L’enfance « piège à adultes » (p. 287), la psychiatrie partout ? On pourra juger ces thèses aujourd’hui hors d’âge, démenties par la misère, à vous faire regretter les asiles, d’une médecine mentale désormais contrainte de laisser ses malades à la rue. S’y décèlent pourtant trois suggestions, qui valent encore d’être entendues. La première : l’enfance n’est pas, pour le souci de la déviance, une conquête tardive, province sur laquelle de surcroît on aurait, il y a peu, plaqué l’accusation de dangerosité – de ce souci et de ce soupçon, l’enfance constituerait bien plutôt la condition de développement, le vecteur de généralisation. Deuxième hypothèse : il n’y a pas à choisir entre la déploration de la misère psychiatrique et le soupçon envers l’extension aux plus jeunes des visées normalisatrices, portées par un pouvoir mi-médical mi-social.

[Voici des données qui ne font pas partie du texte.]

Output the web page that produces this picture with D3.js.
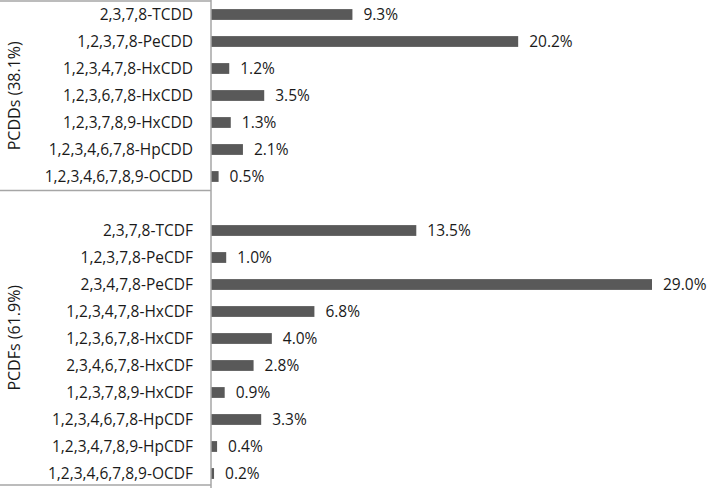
<!DOCTYPE html>
<html>
<head>
<meta charset="utf-8">
<script src="https://cdn.jsdelivr.net/npm/d3@7"></script>
<style>
  body { margin: 0; background: #fff; }
  text { font-family: "Open Sans", sans-serif; fill: #1a1a1a; }
</style>
</head>
<body>
<div id="chart"></div>
<script>
// data
const ddLabels = ["2,3,7,8-TCDD", "1,2,3,7,8-PeCDD", "1,2,3,4,7,8-HxCDD", "1,2,3,6,7,8-HxCDD",
  "1,2,3,7,8,9-HxCDD", "1,2,3,4,6,7,8-HpCDD", "1,2,3,4,6,7,8,9-OCDD"];
const ddValues = [9.3, 20.2, 1.2, 3.5, 1.3, 2.1, 0.5];
const dfLabels = ["2,3,7,8-TCDF", "1,2,3,7,8-PeCDF", "2,3,4,7,8-PeCDF", "1,2,3,4,7,8-HxCDF",
  "1,2,3,6,7,8-HxCDF", "2,3,4,6,7,8-HxCDF", "1,2,3,7,8,9-HxCDF", "1,2,3,4,6,7,8-HpCDF",
  "1,2,3,4,7,8,9-HpCDF", "1,2,3,4,6,7,8,9-OCDF"];
const dfValues = [13.5, 1.0, 29.0, 6.8, 4.0, 2.8, 0.9, 3.3, 0.4, 0.2];
const groupNames = ["PCDDs (38.1%)", "PCDFs (61.9%)"];

const width = 709, height = 488;
const axisX = 211;

// one blank row between the two groups
const rows = [];
ddLabels.forEach((l, i) => rows.push({key: "d" + i, label: l, value: ddValues[i]}));
rows.push({key: "gap", label: "", value: null});
dfLabels.forEach((l, i) => rows.push({key: "f" + i, label: l, value: dfValues[i]}));

const svg = d3.select("#chart").append("svg")
  .attr("width", width)
  .attr("height", height);

const y = d3.scaleBand()
  .domain(rows.map(d => d.key))
  .range([1, 1 + rows.length * 27])
  .paddingInner(0.6)
  .paddingOuter(0.3);

const x = d3.scaleLinear()
  .domain([0, 29])
  .range([axisX, 652]);

const bars = rows.filter(d => d.value !== null);

svg.selectAll("rect.bar")
  .data(bars)
  .enter().append("rect")
  .attr("class", "bar")
  .attr("x", x(0))
  .attr("y", d => y(d.key))
  .attr("width", d => x(d.value) - x(0))
  .attr("height", y.bandwidth())
  .attr("fill", "#595959");

svg.selectAll("text.val")
  .data(bars)
  .enter().append("text")
  .attr("class", "val")
  .attr("x", d => x(d.value) + 11)
  .attr("y", d => y(d.key) + y.bandwidth() / 2)
  .attr("dy", "0.36em")
  .style("font-size", "15.5px")
  .text(d => d.value.toFixed(1) + "%");

svg.selectAll("text.cat")
  .data(bars)
  .enter().append("text")
  .attr("class", "cat")
  .attr("x", 193)
  .attr("y", d => y(d.key) + y.bandwidth() / 2)
  .attr("dy", "0.36em")
  .attr("text-anchor", "end")
  .style("font-size", "15.5px")
  .text(d => d.label);

// box lines around the category labels
const lineColor = "#a6a6a6";
const sepY = [1, 190.5, 485];
svg.selectAll("line.sep")
  .data(sepY)
  .enter().append("line")
  .attr("x1", 0).attr("x2", axisX)
  .attr("y1", d => d).attr("y2", d => d)
  .attr("stroke", lineColor)
  .attr("stroke-width", 1.5);

svg.append("line")
  .attr("x1", axisX).attr("x2", axisX)
  .attr("y1", 0).attr("y2", height)
  .attr("stroke", lineColor)
  .attr("stroke-width", 1.5);

// rotated group names
const groupMid = [(sepY[0] + sepY[1]) / 2, (sepY[1] + sepY[2]) / 2];
svg.selectAll("text.grp")
  .data(groupNames)
  .enter().append("text")
  .attr("class", "grp")
  .attr("transform", (d, i) => "translate(14," + groupMid[i] + ") rotate(-90)")
  .attr("text-anchor", "middle")
  .attr("dy", "0.36em")
  .style("font-size", "16px")
  .text(d => d);
</script>
</body>
</html>
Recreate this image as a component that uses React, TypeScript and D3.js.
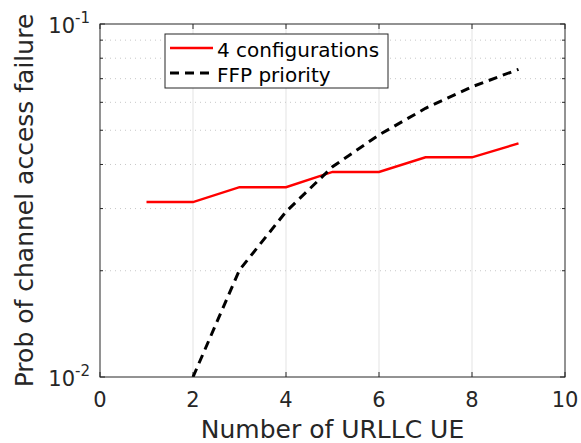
import React from "react";
import * as d3 from "d3";

const xValues = [1, 2, 3, 4, 5, 6, 7, 8, 9];
const configValues = [0.0313, 0.0313, 0.0345, 0.0345, 0.0381, 0.0381, 0.0419, 0.0419, 0.0459];
const ffpX = [2, 3, 4, 5, 6, 7, 8, 9];
const ffpValues = [0.01, 0.0201, 0.0294, 0.0394, 0.0485, 0.0577, 0.0664, 0.0744];
const xTicks = [0, 2, 4, 6, 8, 10];
const yMajor = [0.01, 0.1];
const yMinor = [0.02, 0.03, 0.04, 0.05, 0.06, 0.07, 0.08, 0.09];
const seriesNames = ["4 configurations", "FFP priority"];

const W = 581, H = 443;
const L = 100, R = 565, T = 24, B = 377;
const ink = "#262626";
const font = "DejaVu Sans, sans-serif";

export default function App() {
  const x = d3.scaleLinear().domain([0, 10]).range([L, R]);
  const y = d3.scaleLog().domain([0.01, 0.1]).range([B, T]);
  const line = d3.line<[number, number]>().x(d => x(d[0])).y(d => y(d[1]));
  const red = line(xValues.map((v, i) => [v, configValues[i]] as [number, number]));
  const black = line(ffpX.map((v, i) => [v, ffpValues[i]] as [number, number]));
  const tl = 5;
  return (
    <svg width={W} height={H} style={{ position: "absolute", left: 0, top: 0, background: "#fff" }} fontFamily={font}>
      <rect x={0} y={0} width={W} height={H} fill="#fff" />
      <defs>
        <clipPath id="plot"><rect x={L} y={T} width={R - L} height={B - T} /></clipPath>
      </defs>
      {xTicks.filter(t => t > 0 && t < 10).map(t => (
        <line key={"gx" + t} x1={x(t)} x2={x(t)} y1={T} y2={B} stroke="#e3e3e3" strokeWidth={1} />
      ))}
      {yMinor.map(t => (
        <line key={"gy" + t} x1={L} x2={R} y1={y(t)} y2={y(t)} stroke="#c8c8c8" strokeWidth={1} strokeDasharray="1,4" />
      ))}
      {xTicks.map(t => (
        <g key={"tx" + t}>
          <line x1={x(t)} x2={x(t)} y1={B} y2={B - tl} stroke={ink} />
          <line x1={x(t)} x2={x(t)} y1={T} y2={T + tl} stroke={ink} />
          <text x={x(t)} y={407} textAnchor="middle" fontSize={21} fill={ink}>{t}</text>
        </g>
      ))}
      {yMajor.concat(yMinor).map(t => (
        <g key={"ty" + t}>
          <line x1={L} x2={L + (yMajor.includes(t) ? tl : 3)} y1={y(t)} y2={y(t)} stroke={ink} />
          <line x1={R} x2={R - (yMajor.includes(t) ? tl : 3)} y1={y(t)} y2={y(t)} stroke={ink} />
        </g>
      ))}
      {yMajor.map(t => (
        <text key={"yl" + t} x={90} y={y(t) + 9} textAnchor="end" fontSize={21} fill={ink}>
          10<tspan dy={-10} fontSize={15}>{Math.round(Math.log10(t))}</tspan>
        </text>
      ))}
      <g clipPath="url(#plot)">
        <path d={red ?? ""} fill="none" stroke="#ff0000" strokeWidth={2.5} />
        <path d={black ?? ""} fill="none" stroke="#000" strokeWidth={3} strokeDasharray="9,6" />
      </g>
      <rect x={L} y={T} width={R - L} height={B - T} fill="none" stroke={ink} strokeWidth={1} />
      <rect x={165} y={34} width={223} height={54} fill="#fff" stroke={ink} strokeWidth={1} />
      <line x1={170} x2={213} y1={48} y2={48} stroke="#ff0000" strokeWidth={2.5} />
      <line x1={170} x2={213} y1={73} y2={73} stroke="#000" strokeWidth={3} strokeDasharray="9,6" />
      <text x={217} y={56.5} fontSize={20} fill="#000">{seriesNames[0]}</text>
      <text x={217} y={81.5} fontSize={20} fill="#000">{seriesNames[1]}</text>
      <text x={(L + R) / 2} y={438} textAnchor="middle" fontSize={25} fill={ink}>Number of URLLC UE</text>
      <text transform={`translate(33,${(T + B) / 2}) rotate(-90)`} textAnchor="middle" fontSize={25} fill={ink}>Prob of channel access failure</text>
    </svg>
  );
}
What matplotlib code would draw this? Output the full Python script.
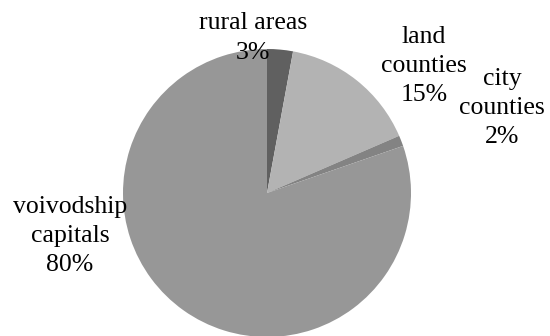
import matplotlib
matplotlib.use('Agg')
import matplotlib.pyplot as plt

# shares (clockwise from 12 o'clock)
categories = ['rural areas', 'land counties', 'city counties', 'voivodship capitals']
values = [2.9, 15.6, 1.2, 80.3]
label_texts = ['rural areas\n3%', 'land\ncounties\n15%', 'city\ncounties\n2%', 'voivodship\ncapitals\n80%']
colors = ['#606060', '#b3b3b3', '#838383', '#979797']

# label centres in pixel coords (x, y from top)
label_pos = [(253, 38), (424, 66), (502, 108), (70, 236)]

W, H = 550, 336
fig = plt.figure(figsize=(W / 100, H / 100), dpi=100)
ax = fig.add_axes([0, 0, 1, 1])

ax.pie(values, colors=colors, startangle=90, counterclock=False,
       center=(267, H - 193), radius=144,
       wedgeprops={'linewidth': 0})

for txt, (x, y) in zip(label_texts, label_pos):
    ax.text(x, H - y, txt, ha='center', va='center', multialignment='center',
            fontsize=18.5, family='Liberation Serif', linespacing=1.42, color='black')

ax.set_xlim(0, W)
ax.set_ylim(0, H)
ax.set_aspect('equal')
ax.axis('off')

fig.savefig('out.png', dpi=100)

S’il est vrai qu’en s’adossant à l’infantile, l’ambition de guérir s’est convertie en celle de « fonctionner simplement comme protection de la société contre les dangers définitifs dont elle peut être la victime de la part de gens qui sont dans un état anormal » (p. 298), c’est alors d’un même pas que l’on peut contester qu’il y ait si peu de monde pour les malades, et autant autour des berceaux. Troisième leçon enfin : il est peut-être vrai que l’enfance, devenue clef de voûte d’une traque de l’anomalie ordonnée au souci de la défense sociale, est un piège à adultes. Ainsi décrite, elle apparaît aussi, surtout, comme un piège à enfants.■

Notes

[1Michel Foucault, Les Anormaux, Seuil/Gallimard, coll. « Hautes études », 1999.